* THE REQUEST: Provide an exact copy of the data, excluding the images.

* INFORMATION PROVIDED:
____________

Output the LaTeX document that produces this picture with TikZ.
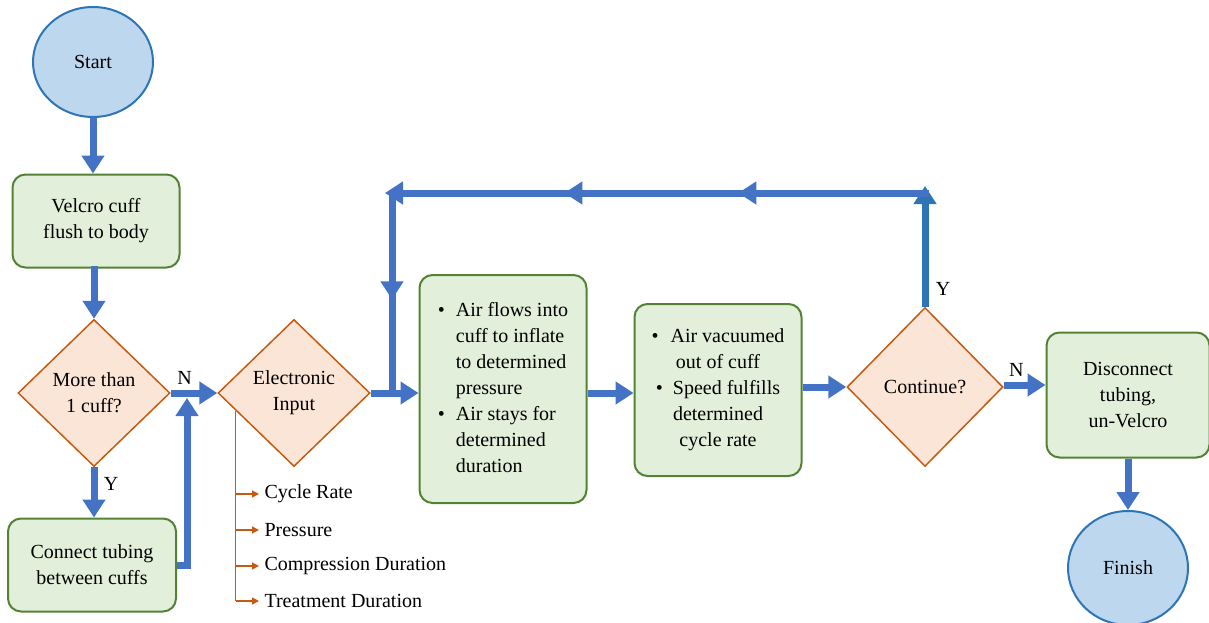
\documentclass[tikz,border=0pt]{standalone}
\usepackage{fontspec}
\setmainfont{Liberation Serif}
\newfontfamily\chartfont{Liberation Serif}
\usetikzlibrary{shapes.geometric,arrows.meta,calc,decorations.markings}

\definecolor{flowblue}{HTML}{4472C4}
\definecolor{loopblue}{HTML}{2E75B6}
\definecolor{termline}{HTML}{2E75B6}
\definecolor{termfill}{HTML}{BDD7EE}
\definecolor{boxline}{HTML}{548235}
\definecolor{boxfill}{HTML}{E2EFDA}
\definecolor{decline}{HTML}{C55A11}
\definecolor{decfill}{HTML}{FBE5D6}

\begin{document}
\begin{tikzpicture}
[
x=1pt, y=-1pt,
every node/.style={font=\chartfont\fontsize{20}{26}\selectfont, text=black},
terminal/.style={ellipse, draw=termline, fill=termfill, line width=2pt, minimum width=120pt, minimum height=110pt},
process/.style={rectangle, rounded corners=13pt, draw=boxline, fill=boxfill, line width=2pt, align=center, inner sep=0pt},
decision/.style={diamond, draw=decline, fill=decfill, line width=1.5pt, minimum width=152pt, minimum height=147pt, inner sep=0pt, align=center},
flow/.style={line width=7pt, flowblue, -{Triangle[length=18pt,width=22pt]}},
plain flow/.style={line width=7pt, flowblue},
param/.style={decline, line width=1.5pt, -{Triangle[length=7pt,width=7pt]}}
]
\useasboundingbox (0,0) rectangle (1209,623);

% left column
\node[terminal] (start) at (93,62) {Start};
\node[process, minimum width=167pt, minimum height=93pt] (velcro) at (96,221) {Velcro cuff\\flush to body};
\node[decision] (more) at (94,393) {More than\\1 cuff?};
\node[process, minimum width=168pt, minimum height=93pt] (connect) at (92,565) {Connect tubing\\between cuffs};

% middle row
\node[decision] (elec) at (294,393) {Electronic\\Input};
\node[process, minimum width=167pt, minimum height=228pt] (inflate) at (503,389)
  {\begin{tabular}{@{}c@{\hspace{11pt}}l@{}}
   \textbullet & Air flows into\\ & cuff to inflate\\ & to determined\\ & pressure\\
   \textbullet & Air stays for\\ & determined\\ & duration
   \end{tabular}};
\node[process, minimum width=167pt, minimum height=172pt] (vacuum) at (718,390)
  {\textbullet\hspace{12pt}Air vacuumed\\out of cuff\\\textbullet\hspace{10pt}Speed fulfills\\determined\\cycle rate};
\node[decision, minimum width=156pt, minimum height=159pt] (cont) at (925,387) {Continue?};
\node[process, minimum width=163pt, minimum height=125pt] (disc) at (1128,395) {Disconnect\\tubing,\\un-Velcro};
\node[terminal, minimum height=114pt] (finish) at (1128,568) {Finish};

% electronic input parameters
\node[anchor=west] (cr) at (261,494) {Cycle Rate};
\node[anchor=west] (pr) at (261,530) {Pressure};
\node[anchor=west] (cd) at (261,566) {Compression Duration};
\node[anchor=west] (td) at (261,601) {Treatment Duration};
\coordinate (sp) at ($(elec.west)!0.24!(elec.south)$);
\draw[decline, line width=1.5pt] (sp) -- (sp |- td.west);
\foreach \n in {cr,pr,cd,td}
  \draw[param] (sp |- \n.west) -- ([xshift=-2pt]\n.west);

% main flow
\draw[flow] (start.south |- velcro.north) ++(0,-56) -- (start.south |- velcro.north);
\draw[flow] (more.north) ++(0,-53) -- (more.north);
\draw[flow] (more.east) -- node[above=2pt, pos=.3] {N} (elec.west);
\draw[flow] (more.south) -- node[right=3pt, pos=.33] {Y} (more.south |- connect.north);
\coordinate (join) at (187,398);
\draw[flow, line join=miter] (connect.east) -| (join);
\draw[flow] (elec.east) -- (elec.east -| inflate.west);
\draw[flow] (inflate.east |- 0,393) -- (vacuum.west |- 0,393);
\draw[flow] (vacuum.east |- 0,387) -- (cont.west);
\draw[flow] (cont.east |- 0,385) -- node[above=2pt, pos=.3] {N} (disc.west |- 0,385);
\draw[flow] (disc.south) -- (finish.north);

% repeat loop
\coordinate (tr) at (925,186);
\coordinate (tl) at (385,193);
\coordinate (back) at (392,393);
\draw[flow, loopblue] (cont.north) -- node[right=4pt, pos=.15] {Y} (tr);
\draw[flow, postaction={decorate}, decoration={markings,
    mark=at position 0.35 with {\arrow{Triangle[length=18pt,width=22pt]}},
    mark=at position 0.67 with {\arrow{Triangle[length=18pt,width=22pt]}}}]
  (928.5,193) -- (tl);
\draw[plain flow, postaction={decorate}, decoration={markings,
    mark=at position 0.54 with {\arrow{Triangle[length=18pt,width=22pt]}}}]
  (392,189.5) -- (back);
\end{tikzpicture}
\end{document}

____________

* FINAL RESULT:
Output the LaTeX document that produces this picture with TikZ.
\documentclass[tikz,border=0pt]{standalone}
\usepackage{fontspec}
\setmainfont{Liberation Serif}
\newfontfamily\chartfont{Liberation Serif}
\usetikzlibrary{shapes.geometric,arrows.meta,calc,decorations.markings}

\definecolor{flowblue}{HTML}{4472C4}
\definecolor{loopblue}{HTML}{2E75B6}
\definecolor{termline}{HTML}{2E75B6}
\definecolor{termfill}{HTML}{BDD7EE}
\definecolor{boxline}{HTML}{548235}
\definecolor{boxfill}{HTML}{E2EFDA}
\definecolor{decline}{HTML}{C55A11}
\definecolor{decfill}{HTML}{FBE5D6}

\begin{document}
\begin{tikzpicture}
[
x=1pt, y=-1pt,
every node/.style={font=\chartfont\fontsize{20}{26}\selectfont, text=black},
terminal/.style={ellipse, draw=termline, fill=termfill, line width=2pt, minimum width=120pt, minimum height=110pt},
process/.style={rectangle, rounded corners=13pt, draw=boxline, fill=boxfill, line width=2pt, align=center, inner sep=0pt},
decision/.style={diamond, draw=decline, fill=decfill, line width=1.5pt, minimum width=152pt, minimum height=147pt, inner sep=0pt, align=center},
flow/.style={line width=7pt, flowblue, -{Triangle[length=18pt,width=22pt]}},
plain flow/.style={line width=7pt, flowblue},
param/.style={decline, line width=1.5pt, -{Triangle[length=7pt,width=7pt]}}
]
\useasboundingbox (0,0) rectangle (1209,623);

% left column
\node[terminal] (start) at (93,62) {Start};
\node[process, minimum width=167pt, minimum height=93pt] (velcro) at (96,221) {Velcro cuff\\flush to body};
\node[decision] (more) at (94,393) {More than\\1 cuff?};
\node[process, minimum width=168pt, minimum height=93pt] (connect) at (92,565) {Connect tubing\\between cuffs};

% middle row
\node[decision] (elec) at (294,393) {Electronic\\Input};
\node[process, minimum width=167pt, minimum height=228pt] (inflate) at (503,389)
  {\begin{tabular}{@{}c@{\hspace{11pt}}l@{}}
   \textbullet & Air flows into\\ & cuff to inflate\\ & to determined\\ & pressure\\
   \textbullet & Air stays for\\ & determined\\ & duration
   \end{tabular}};
\node[process, minimum width=167pt, minimum height=172pt] (vacuum) at (718,390)
  {\textbullet\hspace{12pt}Air vacuumed\\out of cuff\\\textbullet\hspace{10pt}Speed fulfills\\determined\\cycle rate};
\node[decision, minimum width=156pt, minimum height=159pt] (cont) at (925,387) {Continue?};
\node[process, minimum width=163pt, minimum height=125pt] (disc) at (1128,395) {Disconnect\\tubing,\\un-Velcro};
\node[terminal, minimum height=114pt] (finish) at (1128,568) {Finish};

% electronic input parameters
\node[anchor=west] (cr) at (261,494) {Cycle Rate};
\node[anchor=west] (pr) at (261,530) {Pressure};
\node[anchor=west] (cd) at (261,566) {Compression Duration};
\node[anchor=west] (td) at (261,601) {Treatment Duration};
\coordinate (sp) at ($(elec.west)!0.24!(elec.south)$);
\draw[decline, line width=1.5pt] (sp) -- (sp |- td.west);
\foreach \n in {cr,pr,cd,td}
  \draw[param] (sp |- \n.west) -- ([xshift=-2pt]\n.west);

% main flow
\draw[flow] (start.south |- velcro.north) ++(0,-56) -- (start.south |- velcro.north);
\draw[flow] (more.north) ++(0,-53) -- (more.north);
\draw[flow] (more.east) -- node[above=2pt, pos=.3] {N} (elec.west);
\draw[flow] (more.south) -- node[right=3pt, pos=.33] {Y} (more.south |- connect.north);
\coordinate (join) at (187,398);
\draw[flow, line join=miter] (connect.east) -| (join);
\draw[flow] (elec.east) -- (elec.east -| inflate.west);
\draw[flow] (inflate.east |- 0,393) -- (vacuum.west |- 0,393);
\draw[flow] (vacuum.east |- 0,387) -- (cont.west);
\draw[flow] (cont.east |- 0,385) -- node[above=2pt, pos=.3] {N} (disc.west |- 0,385);
\draw[flow] (disc.south) -- (finish.north);

% repeat loop
\coordinate (tr) at (925,186);
\coordinate (tl) at (385,193);
\coordinate (back) at (392,393);
\draw[flow, loopblue] (cont.north) -- node[right=4pt, pos=.15] {Y} (tr);
\draw[flow, postaction={decorate}, decoration={markings,
    mark=at position 0.35 with {\arrow{Triangle[length=18pt,width=22pt]}},
    mark=at position 0.67 with {\arrow{Triangle[length=18pt,width=22pt]}}}]
  (928.5,193) -- (tl);
\draw[plain flow, postaction={decorate}, decoration={markings,
    mark=at position 0.54 with {\arrow{Triangle[length=18pt,width=22pt]}}}]
  (392,189.5) -- (back);
\end{tikzpicture}
\end{document}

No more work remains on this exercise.